Pemberantasannya tentu membutuhkan langkah yang komprehensif yang menyasar kepada akar masalah, dan tidak cukup hanya di lingkungan Kemenag saja. Walau berkali-kali ngerivisi UU atau membuat UU baru untuk mencegah kekerasan seksual tetap tidak akan mampu menuntaskan masalah ini, karena yang barus dipahami adalah akar dari problematika tersebut. Apa akar permasalahannya? Permasalahan terbesarnya adalah terletak pada sebuah ideologi yang di embannya, yakni ideologi kapitalisme yang berasaskan sekularisme. Sebuah ideologi yang dimana UU-nya dibuat berdasarkan hawa nafsu dan aqal manusia yang terbatas.
Sebuah UU yang mandul tidak bisa mengharapkan solusi yang hakiki, justru yang terjadi kedepannya akan muncul regulasi dan problem baru. Selama hawa nafsu menjadi panglima, liberalisasi perilaku menjadi napasnya, kekerasan akan selalu ada. Inilah jerat sekularisme.
Sistem Islam memliki berbagai mekanisme yang mampu memberantas kekerasan seksual secara tuntas. Semisal dengan diterapkan hukum rajam dan cambuk bagi yang melukan pelecehan seksual.
Regulasi yang berasaskan akidah Islam akan mampu secara nyata mewujudkan perlindungan sejati. Selain dari itu tujuan dari pendidikan dalam Islam adalah membentuk kepribadian Islam serta membekalinya dengan berbagai Ilmu dan pengetahuan yang berhubungan dengan kehidupan.
Kurikulum pendidikan wajib berlandaskan Islam. Metode penyampaian pelajaran disusun tanpa adanya penyimpangan sedikitpun dalam pendidikan dari asas tersebut. Tujuan utama dari pendidikan itu sendiri membentuk pola aqliyah dan nafsiyah yang Islami. Selain dari itu juga setiap masyarakat dan guru semuanya wajib mempelajari dan memahami Islam secara totalitas. Sehingga jika aqidah yang mereka emban mampu melahirkan pola aqliyah dan nafsiyah yang Islami maka mustahil pelecahan atau kasus kekerasan seksual terjadi pada dunia pendidikan.

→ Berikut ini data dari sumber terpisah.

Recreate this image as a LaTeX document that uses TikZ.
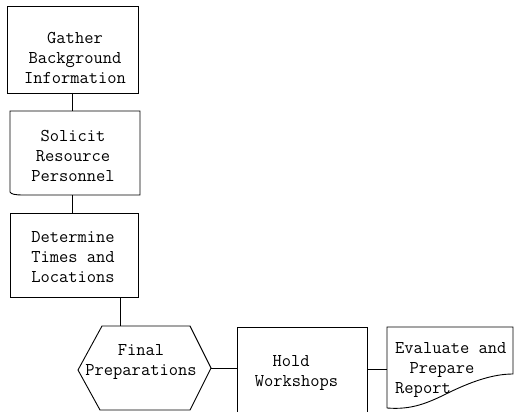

Selain dari itu aqidah Islam juga mendorong seseorang untuk berperilaku baik terhadap sesama, termasuk terhadap perempuan dan anak. Berlaku baik adalah perintah Allah Taala. Salah satunya dalam QS Al-Baqarah: 195, “Dan berbuat baiklah. Sungguh Allah mencintai orang-orang yang berbuat baik.”
Rasulullah saw, juga bersabda, “Aku wasiatkan kepada kalian untuk berbuat baik kepada para wanita.” (HR Muslim 3729)
Dunia pendidikan saat ini membutuhkan pemimpin negara yang akan menjadi perisai yang akan mewujudkan pelindungan secara nyata. Pemimpin yang mampu menutup semua celah yang bisa memicu segala kekerasan seksual.
Semua itu hanya akan terwujud dengan tegaknya Khilafah Islamiah karena hanya Khilafah yang mampu menerapkan aturan Allah secara kafah dalam kehidupan.